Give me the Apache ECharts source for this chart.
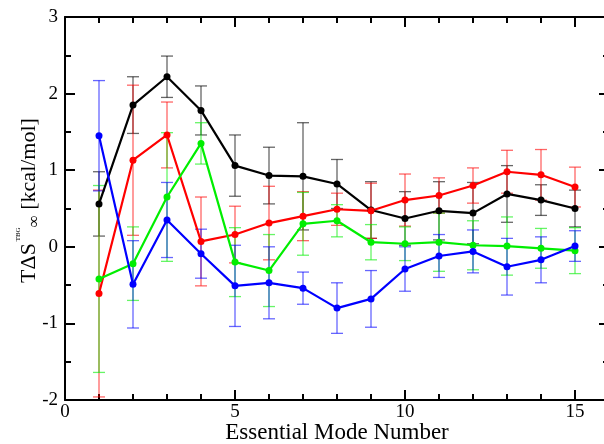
<!DOCTYPE html>
<html>
<head>
<meta charset="utf-8">
<script src="https://cdn.jsdelivr.net/npm/echarts@6/dist/echarts.min.js"></script>
<style>
  html, body { margin: 0; padding: 0; background: #fff; }
  #main { width: 604px; height: 444px; }
</style>
</head>
<body>
<div id="main"></div>
<script>
// mode numbers
var modes = [1, 2, 3, 4, 5, 6, 7, 8, 9, 10, 11, 12, 13, 14, 15];

// values and error bars (kcal/mol)
var blackVal = [0.56, 1.85, 2.22, 1.78, 1.06, 0.93, 0.92, 0.82, 0.48, 0.37, 0.47, 0.44, 0.69, 0.61, 0.50];
var blackErr = [0.42, 0.37, 0.27, 0.32, 0.40, 0.37, 0.70, 0.32, 0.37, 0.35, 0.38, 0.40, 0.37, 0.20, 0.24];

var redVal = [-0.61, 1.13, 1.46, 0.07, 0.16, 0.31, 0.40, 0.49, 0.47, 0.61, 0.67, 0.80, 0.98, 0.94, 0.78];
var redErr = [1.35, 0.98, 0.43, 0.58, 0.37, 0.48, 0.32, 0.21, 0.36, 0.34, 0.23, 0.23, 0.28, 0.33, 0.26];

var greenVal = [-0.42, -0.22, 0.65, 1.35, -0.20, -0.31, 0.30, 0.34, 0.06, 0.04, 0.06, 0.02, 0.01, -0.02, -0.05];
var greenErr = [1.22, 0.48, 0.84, 0.27, 0.45, 0.47, 0.41, 0.21, 0.23, 0.22, 0.38, 0.32, 0.38, 0.26, 0.30];

var blueVal = [1.45, -0.49, 0.35, -0.09, -0.51, -0.47, -0.54, -0.80, -0.68, -0.29, -0.12, -0.06, -0.26, -0.17, 0.01];
var blueErr = [0.72, 0.57, 0.49, 0.32, 0.53, 0.47, 0.21, 0.33, 0.37, 0.29, 0.28, 0.28, 0.37, 0.30, 0.20];

var xTicks = [0, 5, 10, 15];
var yTicks = [-2, -1, 0, 1, 2, 3];

var font = 'Liberation Serif';

function pts(vals) {
    return modes.map(function (m, i) { return [m, vals[i]]; });
}
function errs(vals, e) {
    return modes.map(function (m, i) { return [m, vals[i] - e[i], vals[i] + e[i]]; });
}

function errorSeries(vals, e, color) {
    return {
        type: 'custom',
        data: errs(vals, e),
        z: 2,
        silent: true,
        renderItem: function (params, api) {
            var x = api.value(0);
            var top = api.coord([x, api.value(2)]);
            var bot = api.coord([x, api.value(1)]);
            var w = 6;
            var st = { stroke: color, lineWidth: 1.3, opacity: 0.6 };
            return {
                type: 'group',
                children: [
                    { type: 'line', shape: { x1: top[0], y1: top[1], x2: bot[0], y2: bot[1] }, style: st },
                    { type: 'line', shape: { x1: top[0] - w, y1: top[1], x2: top[0] + w, y2: top[1] }, style: st },
                    { type: 'line', shape: { x1: bot[0] - w, y1: bot[1], x2: bot[0] + w, y2: bot[1] }, style: st }
                ]
            };
        }
    };
}

function lineSeries(vals, color) {
    return {
        type: 'line',
        data: pts(vals),
        z: 3,
        symbol: 'circle',
        symbolSize: 7,
        lineStyle: { color: color, width: 2.2 },
        itemStyle: { color: color },
        animation: false
    };
}

var colors = { black: '#000000', red: '#ff0000', green: '#00ee00', blue: '#0000ff' };

var axisCommon = {
    type: 'value',
    axisLine: { show: true, onZero: false, lineStyle: { color: '#000', width: 2 } },
    splitLine: { show: false },
    minorSplitLine: { show: false }
};

var myChart = echarts.init(document.getElementById('main'));
var option = {
    animation: false,
    backgroundColor: '#fff',
    grid: { left: 65, top: 17, width: 544, height: 383, outerBoundsMode: 'none', containLabel: false },
    xAxis: [
        Object.assign({}, axisCommon, {
            min: 0, max: 16, interval: 5,
            position: 'bottom',
            name: 'Essential Mode Number',
            nameLocation: 'middle',
            nameGap: 21,
            nameMoveOverlap: false,
            nameTextStyle: { fontFamily: font, fontSize: 23, color: '#000', padding: [0, 0, 0, 0] },
            axisTick: { inside: true, length: 10, lineStyle: { color: '#000', width: 2 } },
            minorTick: { show: true, splitNumber: 5, length: 6, lineStyle: { color: '#000', width: 2 } },
            axisLabel: {
                fontFamily: font, fontSize: 19, color: '#000', margin: 3,
                formatter: function (v) { return xTicks.indexOf(v) >= 0 ? String(v) : ''; }
            }
        }),
        Object.assign({}, axisCommon, {
            min: 0, max: 16, interval: 5,
            position: 'top',
            axisTick: { inside: true, length: 10, lineStyle: { color: '#000', width: 2 } },
            minorTick: { show: true, splitNumber: 5, length: 6, lineStyle: { color: '#000', width: 2 } },
            axisLabel: { show: false }
        })
    ],
    yAxis: [
        Object.assign({}, axisCommon, {
            min: -2, max: 3, interval: 1,
            position: 'left',
            name: '{a|TΔS}{sup| TBG}{sub|∞}{a| [kcal/mol]}',
            nameLocation: 'middle',
            nameRotate: 90,
            nameGap: 22,
            nameMoveOverlap: false,
            nameTextStyle: {
                fontFamily: font, fontSize: 22, color: '#000',
                padding: [0, 0, 0, 16],
                rich: {
                    a: { fontFamily: font, fontSize: 22, color: '#000', lineHeight: 28 },
                    sup: { fontFamily: font, fontSize: 7, color: '#000', verticalAlign: 'top', padding: [0, 0, 12, 0] },
                    sub: { fontFamily: font, fontSize: 17, color: '#000', verticalAlign: 'bottom', padding: [8, 0, 0, 0] }
                }
            },
            axisTick: { inside: true, length: 10, lineStyle: { color: '#000', width: 2 } },
            minorTick: { show: true, splitNumber: 2, length: 6, lineStyle: { color: '#000', width: 2 } },
            axisLabel: {
                fontFamily: font, fontSize: 19, color: '#000', margin: 7,
                formatter: function (v) { return yTicks.indexOf(v) >= 0 ? String(v) : ''; }
            }
        }),
        Object.assign({}, axisCommon, {
            min: -2, max: 3, interval: 1,
            position: 'right',
            axisTick: { inside: true, length: 10, lineStyle: { color: '#000', width: 2 } },
            minorTick: { show: true, splitNumber: 2, length: 6, lineStyle: { color: '#000', width: 2 } },
            axisLabel: { show: false }
        })
    ],
    series: [
        errorSeries(blackVal, blackErr, colors.black),
        errorSeries(redVal, redErr, colors.red),
        errorSeries(greenVal, greenErr, colors.green),
        errorSeries(blueVal, blueErr, colors.blue),
        lineSeries(blackVal, colors.black),
        lineSeries(redVal, colors.red),
        lineSeries(greenVal, colors.green),
        lineSeries(blueVal, colors.blue)
    ]
};
myChart.setOption(option);
</script>
</body>
</html>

--

Directions:
Every line of the data should be copied as it stands, without the images.

Exercise output:
Give me the Apache ECharts source for this chart.
<!DOCTYPE html>
<html>
<head>
<meta charset="utf-8">
<script src="https://cdn.jsdelivr.net/npm/echarts@6/dist/echarts.min.js"></script>
<style>
  html, body { margin: 0; padding: 0; background: #fff; }
  #main { width: 604px; height: 444px; }
</style>
</head>
<body>
<div id="main"></div>
<script>
// mode numbers
var modes = [1, 2, 3, 4, 5, 6, 7, 8, 9, 10, 11, 12, 13, 14, 15];

// values and error bars (kcal/mol)
var blackVal = [0.56, 1.85, 2.22, 1.78, 1.06, 0.93, 0.92, 0.82, 0.48, 0.37, 0.47, 0.44, 0.69, 0.61, 0.50];
var blackErr = [0.42, 0.37, 0.27, 0.32, 0.40, 0.37, 0.70, 0.32, 0.37, 0.35, 0.38, 0.40, 0.37, 0.20, 0.24];

var redVal = [-0.61, 1.13, 1.46, 0.07, 0.16, 0.31, 0.40, 0.49, 0.47, 0.61, 0.67, 0.80, 0.98, 0.94, 0.78];
var redErr = [1.35, 0.98, 0.43, 0.58, 0.37, 0.48, 0.32, 0.21, 0.36, 0.34, 0.23, 0.23, 0.28, 0.33, 0.26];

var greenVal = [-0.42, -0.22, 0.65, 1.35, -0.20, -0.31, 0.30, 0.34, 0.06, 0.04, 0.06, 0.02, 0.01, -0.02, -0.05];
var greenErr = [1.22, 0.48, 0.84, 0.27, 0.45, 0.47, 0.41, 0.21, 0.23, 0.22, 0.38, 0.32, 0.38, 0.26, 0.30];

var blueVal = [1.45, -0.49, 0.35, -0.09, -0.51, -0.47, -0.54, -0.80, -0.68, -0.29, -0.12, -0.06, -0.26, -0.17, 0.01];
var blueErr = [0.72, 0.57, 0.49, 0.32, 0.53, 0.47, 0.21, 0.33, 0.37, 0.29, 0.28, 0.28, 0.37, 0.30, 0.20];

var xTicks = [0, 5, 10, 15];
var yTicks = [-2, -1, 0, 1, 2, 3];

var font = 'Liberation Serif';

function pts(vals) {
    return modes.map(function (m, i) { return [m, vals[i]]; });
}
function errs(vals, e) {
    return modes.map(function (m, i) { return [m, vals[i] - e[i], vals[i] + e[i]]; });
}

function errorSeries(vals, e, color) {
    return {
        type: 'custom',
        data: errs(vals, e),
        z: 2,
        silent: true,
        renderItem: function (params, api) {
            var x = api.value(0);
            var top = api.coord([x, api.value(2)]);
            var bot = api.coord([x, api.value(1)]);
            var w = 6;
            var st = { stroke: color, lineWidth: 1.3, opacity: 0.6 };
            return {
                type: 'group',
                children: [
                    { type: 'line', shape: { x1: top[0], y1: top[1], x2: bot[0], y2: bot[1] }, style: st },
                    { type: 'line', shape: { x1: top[0] - w, y1: top[1], x2: top[0] + w, y2: top[1] }, style: st },
                    { type: 'line', shape: { x1: bot[0] - w, y1: bot[1], x2: bot[0] + w, y2: bot[1] }, style: st }
                ]
            };
        }
    };
}

function lineSeries(vals, color) {
    return {
        type: 'line',
        data: pts(vals),
        z: 3,
        symbol: 'circle',
        symbolSize: 7,
        lineStyle: { color: color, width: 2.2 },
        itemStyle: { color: color },
        animation: false
    };
}

var colors = { black: '#000000', red: '#ff0000', green: '#00ee00', blue: '#0000ff' };

var axisCommon = {
    type: 'value',
    axisLine: { show: true, onZero: false, lineStyle: { color: '#000', width: 2 } },
    splitLine: { show: false },
    minorSplitLine: { show: false }
};

var myChart = echarts.init(document.getElementById('main'));
var option = {
    animation: false,
    backgroundColor: '#fff',
    grid: { left: 65, top: 17, width: 544, height: 383, outerBoundsMode: 'none', containLabel: false },
    xAxis: [
        Object.assign({}, axisCommon, {
            min: 0, max: 16, interval: 5,
            position: 'bottom',
            name: 'Essential Mode Number',
            nameLocation: 'middle',
            nameGap: 21,
            nameMoveOverlap: false,
            nameTextStyle: { fontFamily: font, fontSize: 23, color: '#000', padding: [0, 0, 0, 0] },
            axisTick: { inside: true, length: 10, lineStyle: { color: '#000', width: 2 } },
            minorTick: { show: true, splitNumber: 5, length: 6, lineStyle: { color: '#000', width: 2 } },
            axisLabel: {
                fontFamily: font, fontSize: 19, color: '#000', margin: 3,
                formatter: function (v) { return xTicks.indexOf(v) >= 0 ? String(v) : ''; }
            }
        }),
        Object.assign({}, axisCommon, {
            min: 0, max: 16, interval: 5,
            position: 'top',
            axisTick: { inside: true, length: 10, lineStyle: { color: '#000', width: 2 } },
            minorTick: { show: true, splitNumber: 5, length: 6, lineStyle: { color: '#000', width: 2 } },
            axisLabel: { show: false }
        })
    ],
    yAxis: [
        Object.assign({}, axisCommon, {
            min: -2, max: 3, interval: 1,
            position: 'left',
            name: '{a|TΔS}{sup| TBG}{sub|∞}{a| [kcal/mol]}',
            nameLocation: 'middle',
            nameRotate: 90,
            nameGap: 22,
            nameMoveOverlap: false,
            nameTextStyle: {
                fontFamily: font, fontSize: 22, color: '#000',
                padding: [0, 0, 0, 16],
                rich: {
                    a: { fontFamily: font, fontSize: 22, color: '#000', lineHeight: 28 },
                    sup: { fontFamily: font, fontSize: 7, color: '#000', verticalAlign: 'top', padding: [0, 0, 12, 0] },
                    sub: { fontFamily: font, fontSize: 17, color: '#000', verticalAlign: 'bottom', padding: [8, 0, 0, 0] }
                }
            },
            axisTick: { inside: true, length: 10, lineStyle: { color: '#000', width: 2 } },
            minorTick: { show: true, splitNumber: 2, length: 6, lineStyle: { color: '#000', width: 2 } },
            axisLabel: {
                fontFamily: font, fontSize: 19, color: '#000', margin: 7,
                formatter: function (v) { return yTicks.indexOf(v) >= 0 ? String(v) : ''; }
            }
        }),
        Object.assign({}, axisCommon, {
            min: -2, max: 3, interval: 1,
            position: 'right',
            axisTick: { inside: true, length: 10, lineStyle: { color: '#000', width: 2 } },
            minorTick: { show: true, splitNumber: 2, length: 6, lineStyle: { color: '#000', width: 2 } },
            axisLabel: { show: false }
        })
    ],
    series: [
        errorSeries(blackVal, blackErr, colors.black),
        errorSeries(redVal, redErr, colors.red),
        errorSeries(greenVal, greenErr, colors.green),
        errorSeries(blueVal, blueErr, colors.blue),
        lineSeries(blackVal, colors.black),
        lineSeries(redVal, colors.red),
        lineSeries(greenVal, colors.green),
        lineSeries(blueVal, colors.blue)
    ]
};
myChart.setOption(option);
</script>
</body>
</html>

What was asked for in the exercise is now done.